Estimated budget numbers for the 2014-15 fiscal year are getting closer to becoming reality.
The Fort Myers Beach Town Council reviewed document sheets for the upcoming year's general fund budget during a preliminary discussion at a workshop on Monday morning. As it stands now, that total budget figure stands at $6,455,276.
There will be more budget input at a scheduled workshop on Tuesday, Sept. 2, at 10 a.m., followed by a first public hearing on Thursday, Sept. 4, at 6:30 p.m. and the second and final hearing on Monday, Sept. 15, at 6:30 p.m.
Council has already established its tentative millage rate for taxpayers at 0.7530 mils. That number
is the same of the current fiscal year (2013-14). A lower rate may be approved upon at one or both of the budget hearings.
"The budget has been fairly consistent for the last two years," said Town Finance Director Evelyn Wicks, who mentioned the Beach has two major projects -water utility and storm water management- underway. "It's a budget the Town can work with."
Some budgetary numbers were questioned. There was a substantial increase in operating grants from last year's budget to this year's proposed budget ($63,000 to $125,500); a large decrease in miscellaneous revenues ($199,050 to $156,050); and a huge decrease in revenue transfers ($1,409,097 to $621,790).
"The biggest part of that was transfers in from reserves," said Wicks about last year's $1.4 million in transfers for water utility.

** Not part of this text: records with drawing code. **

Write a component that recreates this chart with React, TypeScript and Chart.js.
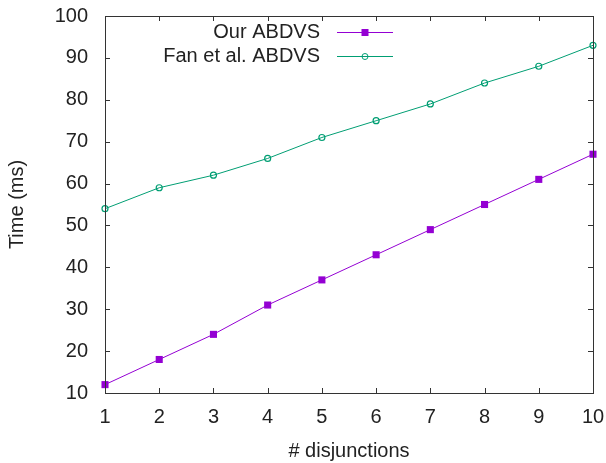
import { useEffect, useRef } from 'react';
import { Chart, registerables } from 'chart.js';

Chart.register(...registerables);

const disjunctions = ['1', '2', '3', '4', '5', '6', '7', '8', '9', '10'];
const ourAbdvs = [12, 18, 24, 31, 37, 43, 49, 55, 61, 67];
const fanAbdvs = [54, 59, 62, 66, 71, 75, 79, 84, 88, 93];
const yTicks = [10, 20, 30, 40, 50, 60, 70, 80, 90, 100];

const PURPLE = '#9400d3';
const GREEN = '#009e73';
const TEXT = '#222222';
const FONT = "'Liberation Sans', Arial, sans-serif";
const SIZE = 20;

// gnuplot style frame with inward ticks on all four sides
const framePlugin = {
  id: 'frame',
  afterDraw(chart: any) {
    const { ctx, chartArea: a, scales } = chart;
    const len = 5;
    ctx.save();
    ctx.strokeStyle = '#333333';
    ctx.lineWidth = 1;
    ctx.strokeRect(Math.round(a.left) + 0.5, Math.round(a.top) + 0.5, Math.round(a.right - a.left), Math.round(a.bottom - a.top));
    ctx.beginPath();
    scales.x.ticks.forEach((_t: any, i: number) => {
      const x = Math.round(scales.x.getPixelForTick(i)) + 0.5;
      ctx.moveTo(x, a.bottom);
      ctx.lineTo(x, a.bottom - len);
      ctx.moveTo(x, a.top);
      ctx.lineTo(x, a.top + len);
    });
    scales.y.ticks.forEach((t: any) => {
      const y = Math.round(scales.y.getPixelForValue(t.value)) + 0.5;
      ctx.moveTo(a.left, y);
      ctx.lineTo(a.left + len, y);
      ctx.moveTo(a.right, y);
      ctx.lineTo(a.right - len, y);
    });
    ctx.stroke();
    ctx.restore();
  },
};

// legend with right-aligned text and line sample, as gnuplot draws it
const keyPlugin = {
  id: 'key',
  afterDraw(chart: any) {
    const { ctx } = chart;
    const textRight = 320;
    const x0 = 337;
    const x1 = 393;
    ctx.save();
    ctx.font = `${SIZE}px ${FONT}`;
    ctx.textAlign = 'right';
    ctx.textBaseline = 'middle';
    chart.data.datasets.forEach((ds: any, i: number) => {
      const y = 32 + i * 24;
      ctx.fillStyle = TEXT;
      ctx.fillText(ds.label, textRight, y);
      ctx.strokeStyle = ds.borderColor;
      ctx.lineWidth = 1;
      ctx.beginPath();
      ctx.moveTo(x0, y + 0.5);
      ctx.lineTo(x1, y + 0.5);
      ctx.stroke();
      const mx = (x0 + x1) / 2;
      if (ds.pointStyle === 'rect') {
        ctx.fillStyle = ds.pointBackgroundColor;
        ctx.fillRect(mx - 3.5, y - 3, 7, 7);
      } else {
        ctx.strokeStyle = ds.pointBorderColor;
        ctx.beginPath();
        ctx.arc(mx, y + 0.5, 3, 0, Math.PI * 2);
        ctx.stroke();
      }
    });
    ctx.restore();
  },
};

export default function App() {
  const canvasRef = useRef<HTMLCanvasElement>(null);

  useEffect(() => {
    document.body.style.margin = '0';
    if (!canvasRef.current) return;
    const chart = new Chart(canvasRef.current, {
      type: 'line',
      data: {
        labels: disjunctions,
        datasets: [
          {
            label: 'Our ABDVS',
            data: ourAbdvs,
            borderColor: PURPLE,
            borderWidth: 1,
            pointStyle: 'rect',
            pointRadius: 5,
            pointBackgroundColor: PURPLE,
            pointBorderColor: PURPLE,
            pointBorderWidth: 0,
            tension: 0,
          },
          {
            label: 'Fan et al. ABDVS',
            data: fanAbdvs,
            borderColor: GREEN,
            borderWidth: 1,
            pointStyle: 'circle',
            pointRadius: 3,
            pointBackgroundColor: 'transparent',
            pointBorderColor: GREEN,
            pointBorderWidth: 1.2,
            tension: 0,
          },
        ],
      },
      options: {
        responsive: false,
        animation: false,
        layout: { padding: { top: 16, right: 13, left: 0, bottom: 0 } },
        plugins: {
          legend: { display: false },
          tooltip: { enabled: false },
        },
        scales: {
          x: {
            offset: false,
            grid: { display: false, drawTicks: false },
            border: { display: false },
            ticks: {
              color: TEXT,
              font: { family: FONT, size: SIZE },
              padding: 12,
              maxRotation: 0,
            },
            title: {
              display: true,
              text: '# disjunctions',
              color: TEXT,
              font: { family: FONT, size: SIZE },
              padding: { top: 0, bottom: 0 },
            },
            afterFit: (s: any) => {
              s.height = 70;
              s.paddingLeft = 0;
              s.paddingRight = 0;
            },
          },
          y: {
            min: 10,
            max: 100,
            afterBuildTicks: (s: any) => {
              s.ticks = yTicks.map((v) => ({ value: v }));
            },
            grid: { display: false, drawTicks: false },
            border: { display: false },
            ticks: {
              color: TEXT,
              font: { family: FONT, size: SIZE },
              padding: 17,
            },
            title: {
              display: true,
              text: 'Time (ms)',
              color: TEXT,
              font: { family: FONT, size: SIZE },
              padding: { top: 5, bottom: 0 },
            },
            afterFit: (s: any) => {
              s.width = 105;
              s.paddingTop = 0;
              s.paddingBottom = 0;
            },
          },
        },
      },
      plugins: [framePlugin, keyPlugin],
    });
    return () => chart.destroy();
  }, []);

  return (
    <div style={{ width: 606, height: 463, background: '#fff' }}>
      <canvas ref={canvasRef} width={606} height={463} />
    </div>
  );
}
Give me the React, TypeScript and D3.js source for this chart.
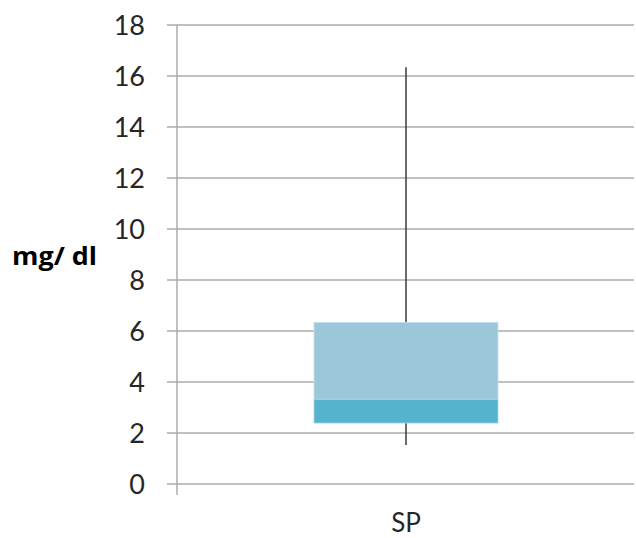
import React from "react";
import * as d3 from "d3";

const categories = ["SP"];
const whiskerLow = [1.53];
const q1 = [2.39];
const median = [3.32];
const q3 = [6.34];
const whiskerHigh = [16.34];
const yTicks = [0, 2, 4, 6, 8, 10, 12, 14, 16, 18];
const yLabel = "mg/ dl";

export default function App() {
  const W = 636, H = 538;
  const y = d3.scaleLinear().domain([0, 18]).range([484, 25]);
  const x = d3.scaleBand().domain(categories).range([177, 636]).paddingInner(0).paddingOuter(0);
  const font = "Lato, 'Open Sans', sans-serif";
  const boxW = 184;
  return (
    <svg width={W} height={H} style={{ position: "absolute", left: 0, top: 0 }}>
      <rect width={W} height={H} fill="#fff" />
      {yTicks.map((t) => (
        <g key={t}>
          <line x1={167} x2={634} y1={y(t)} y2={y(t)} stroke="#ababab" strokeWidth={1.5} />
          <text x={145} y={y(t)} dy="0.36em" textAnchor="end" fontFamily={font} fontSize={27} fill="#262626">
            {t}
          </text>
        </g>
      ))}
      <line x1={177} x2={177} y1={y(18)} y2={495} stroke="#ababab" strokeWidth={1.5} />
      {categories.map((c, i) => {
        const cx = (x(c) as number) + x.bandwidth() / 2 - 0.5;
        return (
          <g key={c}>
            <line x1={cx} x2={cx} y1={y(whiskerHigh[i])} y2={y(whiskerLow[i])} stroke="#3a3a3a" strokeWidth={1.5} />
            <rect x={cx - 92} y={y(q3[i])} width={boxW} height={y(median[i]) - y(q3[i])} fill="#9bc8d8" stroke="#c4e0ea" strokeWidth={0.8} />
            <rect x={cx - 92} y={y(median[i])} width={boxW} height={y(q1[i]) - y(median[i])} fill="#56b3cd" stroke="#a8d6e4" strokeWidth={0.8} />
            <text x={cx} y={532} textAnchor="middle" fontFamily={font} fontSize={26} fill="#262626">
              {c}
            </text>
          </g>
        );
      })}
      <text x={12} y={265} fontFamily="'Open Sans', sans-serif" fontSize={25} fontWeight="bold" fill="#000" textLength={85} lengthAdjust="spacingAndGlyphs">
        {yLabel}
      </text>
    </svg>
  );
}
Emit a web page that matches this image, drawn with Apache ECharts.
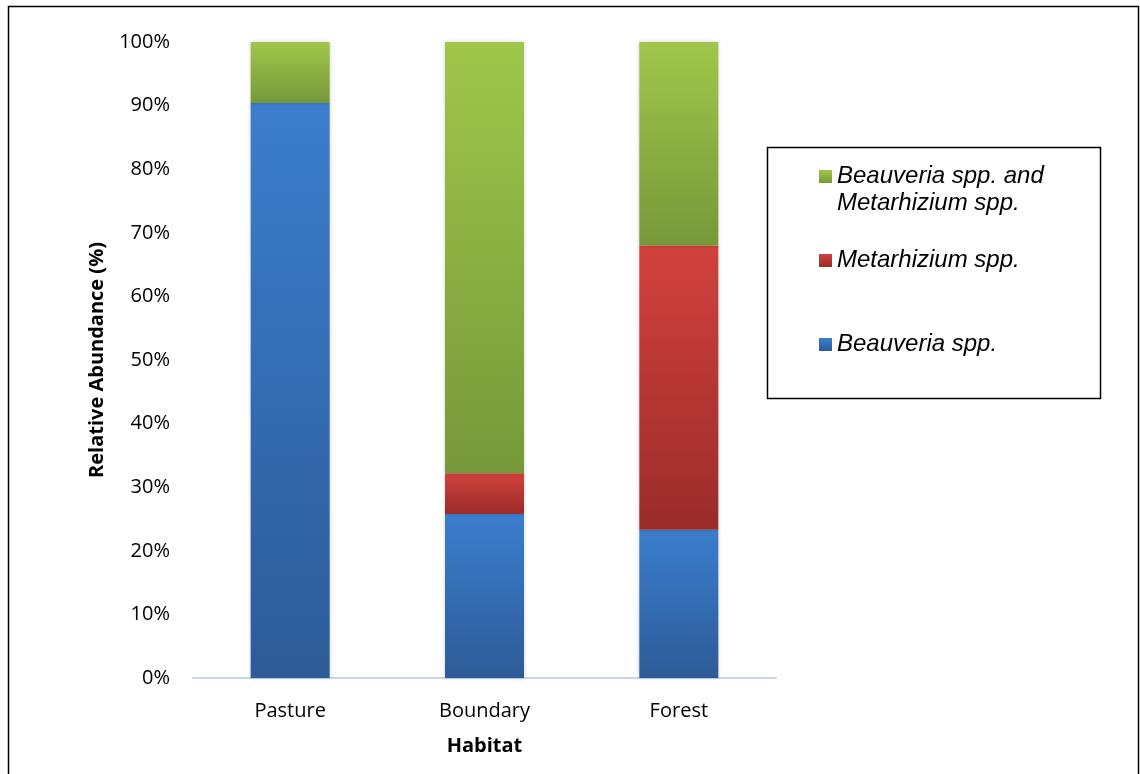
<!DOCTYPE html>
<html>
<head>
<meta charset="utf-8">
<script src="https://cdn.jsdelivr.net/npm/echarts@6/dist/echarts.min.js"></script>
<style>html,body{margin:0;padding:0;background:#fff}#c{width:1140px;height:774px}</style>
</head>
<body>
<div id="c"></div>
<script>
const categories = ['Pasture', 'Boundary', 'Forest'];
const seriesNames = ['Beauveria spp.', 'Metarhizium spp.', 'Beauveria spp. and Metarhizium spp.'];
const beauveria = [90.4, 25.8, 23.3];
const metarhizium = [0, 6.4, 44.7];
const both = [9.6, 67.8, 32.0];
const yTicks = [0, 10, 20, 30, 40, 50, 60, 70, 80, 90, 100];

function grad(top, bottom) {
  return new echarts.graphic.LinearGradient(0, 0, 0, 1, [
    { offset: 0, color: top }, { offset: 1, color: bottom }
  ]);
}
const colors = [grad('#3b7ecd', '#2d5b97'), grad('#d2413d', '#9a2c2a'), grad('#a0c64b', '#77983a')];
const seriesData = [beauveria, metarhizium, both];

const chart = echarts.init(document.getElementById('c'), null, { renderer: 'canvas' });
const font = 'Open Sans';
const legendFont = { fontFamily: 'Liberation Sans', fontStyle: 'italic', fontSize: 24, color: '#000', lineHeight: 27 };

function mkLegend(name, top, text) {
  return {
    data: [name], left: 819, top: top, padding: 0, itemWidth: 13, itemHeight: 13, itemGap: 5,
    selectedMode: false, icon: 'rect',
    formatter: () => text,
    textStyle: legendFont
  };
}

chart.setOption({
  animation: false,
  grid: { left: 193, right: 364, top: 42, bottom: 96 },
  xAxis: {
    type: 'category', data: categories,
    axisLine: { lineStyle: { color: '#c7d6ea', width: 2 } },
    axisTick: { show: false },
    axisLabel: { fontFamily: font, fontSize: 20, color: '#000', margin: 23 },
    name: 'Habitat', nameLocation: 'middle', nameGap: 58,
    nameTextStyle: { fontFamily: font, fontSize: 20, fontWeight: 'bold', color: '#000' }
  },
  yAxis: {
    type: 'value', min: 0, max: 100, interval: 10,
    axisLine: { show: false }, axisTick: { show: false }, splitLine: { show: false },
    axisLabel: { fontFamily: font, fontSize: 20, color: '#000', margin: 23, formatter: v => v + '%' },
    name: 'Relative Abundance (%)', nameLocation: 'middle', nameGap: 86,
    nameTextStyle: { fontFamily: font, fontSize: 20, fontWeight: 'bold', color: '#000' }
  },
  legend: [
    mkLegend(seriesNames[2], 136, ' \nBeauveria spp. and\nMetarhizium spp.'),
    mkLegend(seriesNames[1], 247, seriesNames[1]),
    mkLegend(seriesNames[0], 331, seriesNames[0])
  ],
  graphic: [
    { type: 'rect', shape: { x: 8.5, y: 6.5, width: 1130, height: 800 }, style: { fill: 'none', stroke: '#000', lineWidth: 1.5 }, silent: true, z: -1 },
    { type: 'rect', shape: { x: 767.5, y: 147.5, width: 333, height: 251 }, style: { fill: 'none', stroke: '#000', lineWidth: 1.5 }, silent: true, z: -1 }
  ],
  series: seriesData.map((d, i) => ({
    name: seriesNames[i], type: 'bar', stack: 'total', data: d, barWidth: 79,
    itemStyle: { color: colors[i], shadowBlur: 4, shadowColor: 'rgba(0,0,0,0.18)' }
  }))
});
</script>
</body>
</html>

Councilman Alan Mandel would like to see a separate tax fund to set up the Town Capital Improvement Plan. The Beach has a equipment replacement projection of roughly $164,000 to replace many of its work vehicles.
Under expenditures, legal services will see a dramatic increase due to the recent settlement case regarding building development setbacks and heights at five properties on Palermo Circle. Last year's number was set at $214,400. This year's number is preliminarily proposed at $238,400, but Town Manager Don Stilwell sees an increase at possibly $70,000 over the budget. An adjustment may be needed in September when numbers become finalized.
There is also a greater amount of money in parking expenditures ($420,000 to $445,000) due to an agreed-upon Beach and Street Enforcement contract increase for a requested longer coverage in beach services during next fiscal year.
Public Works Director Scott Baker thinks the Town could bring that service in-house in the next few years instead of out-sourcing it. Beach Mayor Anita Cereceda tends to agree.
"I think it is a ridiculously high expenditure for the town," she said.
Maritime costs have a proposed increase from $217,528 to $246,881. The following year, Town officials may terminate Lee County Sheriff Office mooring field patrol services and save $65,000 in the process. While Councilman Dan Andre has noticed little ticketing from marine patrol during an evaluation of six months of activity reports, Baker pointed out there were a lot of stops and inspections in the back waters.
A grant may pay for that mooring patrol service.
Maintenance expenditures did see a decrease ($1,013,364 to $761,837) from last year to this year's proposed budget. Maintenance vehicles costs were noted to be a big part of the differential.
Town officials have seen an impressive run of maintaining one of the lowest tax rates in the state of Florida. The Beach has been ranked among the best municipalities in terms of lowest levied taxes in the state, according to the www.myflorida.com website.
This year, the Town budget is proposing a revenue gain of $2,009,005 from property taxes, compared to $1,900,262 from last year. An increase in property values have helped in that regard.
Last year, $500,000 were taken from Town general reserves to balance the budget. The 2013-14 expenditures ($7,305,971) exceeded the revenues ($6,805,971).